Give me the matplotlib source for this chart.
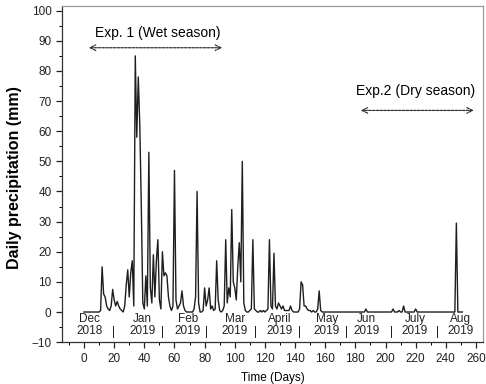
import numpy as np
import matplotlib
matplotlib.use("Agg")
import matplotlib.pyplot as plt
from matplotlib.ticker import MultipleLocator

plt.rcParams['font.family'] = ['Liberation Sans', 'DejaVu Sans']

# rainy days (day number, mm); every other day of the record is 0 mm
rain_days = [11, 12, 13, 14, 15, 16, 17, 18, 19, 20, 21, 22, 23, 24, 25,
             27, 28, 29, 30, 31, 32, 33, 34, 35, 36, 37, 38, 39, 40, 41, 42, 43, 44, 45,
             46, 47, 48, 49, 50, 51, 52, 53, 54, 55, 56, 57, 58, 59, 60, 61, 62, 63,
             64, 65, 66, 67, 73, 74, 75, 76, 79, 80, 81, 82, 83, 84, 85, 86, 87, 88,
             89, 90, 92, 93, 94, 95, 96, 97, 98, 99, 100, 101, 102, 103, 104, 105, 106,
             107, 110, 111, 112, 113, 114, 117, 119, 121, 122, 123, 124, 125, 126, 127,
             128, 129, 130, 131, 132, 133, 134, 135, 136, 137, 138, 143, 144, 145, 146,
             147, 148, 149, 150, 152, 155, 156, 157, 187, 205, 209, 212, 220, 247]
rain_mm = [0.5, 15, 6, 5, 2, 1, 0.5, 2, 7.5, 4, 2, 3.5, 2, 1, 0.5,
           2, 9, 14, 5, 13, 17, 2, 85, 58, 78, 62, 35, 3, 1, 12, 2, 53, 8, 3,
           19, 5, 17, 24, 4, 1, 20, 12, 13, 12, 5, 2, 0.5, 2, 47, 4, 1, 2,
           3, 7, 2, 0.5, 1, 5, 40, 3, 0.5, 8, 2, 4, 8, 1, 2, 0.5, 1, 17,
           4, 0.5, 0.5, 2, 24, 3, 8, 5, 34, 10, 8, 4, 15, 23, 10, 50, 3,
           0.5, 0.5, 1, 24, 1, 0.5, 0.5, 0.5, 0.5, 1, 24, 2, 1, 19.5, 2,
           1, 3, 2, 1, 2, 0.5, 0.5, 0.5, 0.5, 2, 0.5, 1, 10, 9, 2,
           2, 1, 0.5, 0.5, 0.5, 1, 7, 0.5, 1, 1, 0.5, 2, 1, 29.5]
last_day = 251

months = ['Dec\n2018', 'Jan\n2019', 'Feb\n2019', 'Mar\n2019', 'April\n2019',
          'May\n2019', 'Jun\n2019', 'July\n2019', 'Aug\n2019']
month_pos = [3.5, 39, 69, 100, 130, 161, 187.5, 219.5, 249.5]
sep_pos = [19.3, 52, 81.5, 114, 143, 174, 204, 234.5]

days = np.arange(0, last_day + 1)
precip = np.zeros(len(days))
precip[rain_days] = rain_mm

fig = plt.figure(figsize=(4.86, 3.84), dpi=100)
ax = fig.add_axes([0.1276, 0.109, 0.866, 0.875])

ax.plot(days, precip, color='#1e1e1e', lw=1.0)

ax.set_xlim(-14.6, 264.6)
ax.set_ylim(-10, 101.5)
ax.xaxis.set_major_locator(MultipleLocator(20))
ax.xaxis.set_minor_locator(MultipleLocator(10))
ax.yaxis.set_major_locator(MultipleLocator(10))
ax.yaxis.set_minor_locator(MultipleLocator(5))
ax.tick_params(which='major', length=4, width=0.9, labelsize=8.5, colors='#222222')
ax.tick_params(which='minor', length=2, width=0.7)
for s in ax.spines.values():
    s.set_linewidth(0.9)
    s.set_color('#333333')
ax.spines['top'].set_color('#999999')
ax.spines['right'].set_color('#999999')

ax.set_ylabel('Daily precipitation (mm)', fontsize=11.5, fontweight='bold')
ax.yaxis.set_label_coords(-0.095, 0.49)
ax.set_xlabel('Time (Days)', fontsize=8.5)
ax.xaxis.set_label_coords(0.5, -0.088)

# month labels along the zero line
for m, x in zip(months, month_pos):
    ax.text(x, -4.3, m, ha='center', va='center', fontsize=8.5,
            linespacing=1.0, color='#222222')
for x in sep_pos:
    ax.text(x, -6.5, '|', ha='center', va='center', fontsize=8.5, color='#222222')

# experiment periods
ax.text(49, 92.6, 'Exp. 1 (Wet season)', ha='center', va='center', fontsize=10)
ax.annotate('', xy=(1.3, 87.7), xytext=(93.5, 87.7),
            arrowprops=dict(arrowstyle='<->', ls=(0, (2, 1)), lw=0.9, color='#333333'))
ax.text(220, 73.5, 'Exp.2 (Dry season)', ha='center', va='center', fontsize=10)
ax.annotate('', xy=(181.7, 66.9), xytext=(260.4, 66.9),
            arrowprops=dict(arrowstyle='<->', ls=(0, (2, 1)), lw=0.9, color='#333333'))

fig.savefig('out.png', dpi=100)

# # # #

*What needs to be done:* Only the lines from the top of the data through the line with "plt.rcParams['font.family'] = ['Liberation" should be quoted, exactly and with both ends kept; skip the pictures.

*Task response:*
Give me the matplotlib source for this chart.
import numpy as np
import matplotlib
matplotlib.use("Agg")
import matplotlib.pyplot as plt
from matplotlib.ticker import MultipleLocator

plt.rcParams['font.family'] = ['Liberation Sans', 'DejaVu Sans']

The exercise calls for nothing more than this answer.